The task ▸
Select from the data all lines with the word "this".

Stored data:
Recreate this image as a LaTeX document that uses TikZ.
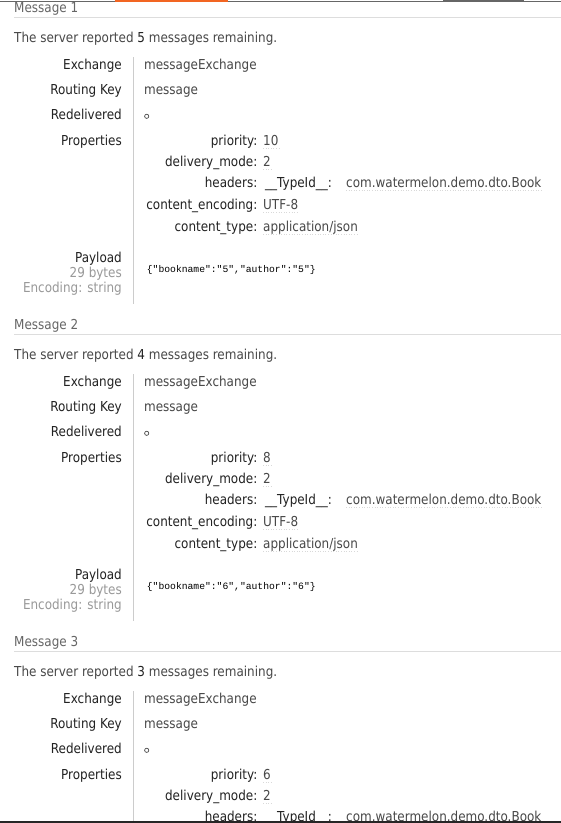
\documentclass[tikz,border=0pt]{standalone}
\usepackage{fontspec}
\setmainfont{DejaVu Sans}[FakeStretch=0.875]
\newfontfamily\payloadfont{Liberation Mono}
\definecolor{labelc}{HTML}{222222}
\definecolor{valc}{HTML}{484848}
\definecolor{titlec}{HTML}{666666}
\definecolor{lightc}{HTML}{999999}
\definecolor{sepc}{HTML}{DDDDDD}
\definecolor{vlinec}{HTML}{CCCCCC}
\definecolor{tabor}{HTML}{F26522}
\tikzset{
  txt/.style={inner sep=0pt, font=\fontsize{13.7}{16}\selectfont},
  lab/.style={txt, anchor=base east, text=labelc},
  val/.style={txt, anchor=base west, text=valc},
  title/.style={txt, anchor=base west, text=titlec},
  plain/.style={txt, anchor=base west, text=valc},
  faint/.style={txt, anchor=base east, text=lightc},
  payload/.style={inner sep=0pt, anchor=base west, text=black, font=\payloadfont\fontsize{9.7}{12}\selectfont},
  seprule/.style={draw=sepc, line width=1pt},
  vrule/.style={draw=vlinec, line width=1pt},
  dotu/.style={draw=black!15, dotted, line width=0.6pt},
  redcirc/.style={circle, draw=valc, line width=0.7pt, minimum size=4.2pt, inner sep=0pt},
}
\newcommand\msgblock[5]{%
\begin{scope}[shift={(0,#1)}]
  \node[title] (title#2) at (14,12) {Message #2};
  \draw[seprule] (14,17.5) -- (561,17.5);
  \node[plain] (rem#2) at (14,42.3) {The server reported \textcolor{labelc}{#3} messages remaining.};
  \draw[vrule] (133.5,57.3) -- (133.5,304.3);
  \node[lab] (exl#2) at (122,69.3) {Exchange};
  \node[val] (exv#2) at (144,69.3) {messageExchange};
  \node[lab] (rkl#2) at (122,94.3) {Routing Key};
  \node[val] (rkv#2) at (144,94.3) {message};
  \node[lab] (rdl#2) at (122,119) {Redelivered};
  \node[redcirc] (rdv#2) at (146.7,116.3) {};
  \node[lab] (prl#2) at (122,145) {Properties};
  \node[lab] (pk1#2) at (257.5,145) {priority:};
  \node[val] (pv1#2) at (263,145) {#4};
  \node[lab] (pk2#2) at (257.5,166) {delivery\_mode:};
  \node[val] (pv2#2) at (263,166) {2};
  \node[lab] (pk3#2) at (257.5,187) {headers:};
  \node[lab, anchor=base west] (pv3a#2) at (265,187) {\_\_TypeId\_\_:};
  \node[val] (pv3b#2) at (346,187) {com.watermelon.demo.dto.Book};
  \node[lab] (pk4#2) at (257.5,209.3) {content\_encoding:};
  \node[val] (pv4#2) at (263,209.3) {UTF-8};
  \node[lab] (pk5#2) at (257.5,231) {content\_type:};
  \node[val] (pv5#2) at (263,231) {application/json};
  \foreach \v in {pv1#2,pv2#2,pv3b#2,pv4#2,pv5#2}
    \draw[dotu] ([yshift=-3.2pt]\v.base west) -- ([yshift=-3.2pt]\v.base east);
  \node[lab] (pll#2) at (122,262.7) {Payload};
  \node[faint] (plb#2) at (122,277.7) {29 bytes};
  \node[faint] (ple#2) at (122,292.7) {Encoding: string};
  \node[payload] (plv#2) at (146.7,272.7) {\{"bookname":"#5","author":"#5"\}};
\end{scope}}
\begin{document}
\begin{tikzpicture}[x=1pt,y=-1pt]
  \useasboundingbox (0,0) rectangle (561,823);
  \fill[white] (0,0) rectangle (561,823);
  \clip (0,0) rectangle (561,823);
  % top tab strip
  \draw[draw=titlec, line width=0.9pt] (0,1.4) -- (561,1.4);
  \draw[draw=tabor, line width=2.2pt] (114.5,0.6) -- (227.5,0.6);
  \draw[draw=titlec, line width=2.2pt] (443,0.6) -- (524,0.6);
  \msgblock{0}{1}{5}{10}{5}
  \msgblock{317}{2}{4}{8}{6}
  \msgblock{634}{3}{3}{6}{7}
  % bottom edge
  \fill[white] (0,821) rectangle (561,823);
  \draw[draw=black!85, line width=1.8pt] (0,821.8) -- (561,821.8);
\end{tikzpicture}
\end{document}
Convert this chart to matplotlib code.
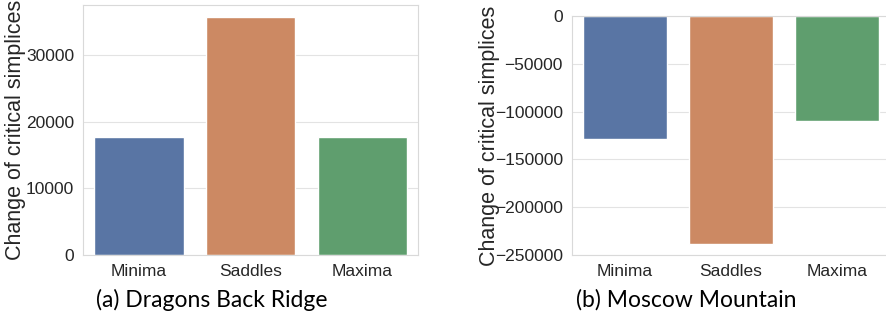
import matplotlib
matplotlib.use("Agg")
import matplotlib.pyplot as plt
import seaborn as sns

categories = ["Minima", "Saddles", "Maxima"]
dragons_back = [17800, 35800, 17700]
moscow_mountain = [-128700, -238100, -109800]

sns.set_style("whitegrid", {"grid.color": "#e3e3e3", "axes.edgecolor": "#d9d9d9"})
plt.rcParams["font.family"] = ["Liberation Sans", "DejaVu Sans"]

fig = plt.figure(figsize=(8.87, 3.21), dpi=100)
ax_a = fig.add_axes([0.0936, 0.2056, 0.3777, 0.7788])
ax_b = fig.add_axes([0.6449, 0.2056, 0.3585, 0.7445])

for ax, vals in [(ax_a, dragons_back), (ax_b, moscow_mountain)]:
    sns.barplot(x=categories, y=vals, hue=categories, palette="deep",
                legend=False, ax=ax)
    ax.set_ylabel("Change of critical simplices", fontsize=15.5, color="#262626",
                  va="center")
    ax.tick_params(axis="both", labelsize=12.5, colors="#262626", pad=3)
    ax.set_xlabel("")

ax_a.yaxis.set_label_coords(-0.203, 0.5)
ax_b.yaxis.set_label_coords(-0.261, 0.5)

ax_a.set_ylim(0, max(dragons_back) * 1.05)
ax_a.set_yticks([0, 10000, 20000, 30000])
ax_b.set_ylim(min(moscow_mountain) * 1.05, 0)
ax_b.set_yticks([0, -50000, -100000, -150000, -200000, -250000])

fig.text(0.2387, 0.065, "(a) Dragons Back Ridge", ha="center", va="center",
         fontsize=16.5, family="Lato", color="black")
fig.text(0.7734, 0.065, "(b) Moscow Mountain", ha="center", va="center",
         fontsize=16.5, family="Lato", color="black")

fig.savefig("out.png", dpi=100)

Task response ▸
Recreate this image as a LaTeX document that uses TikZ.
Convert this chart to matplotlib code.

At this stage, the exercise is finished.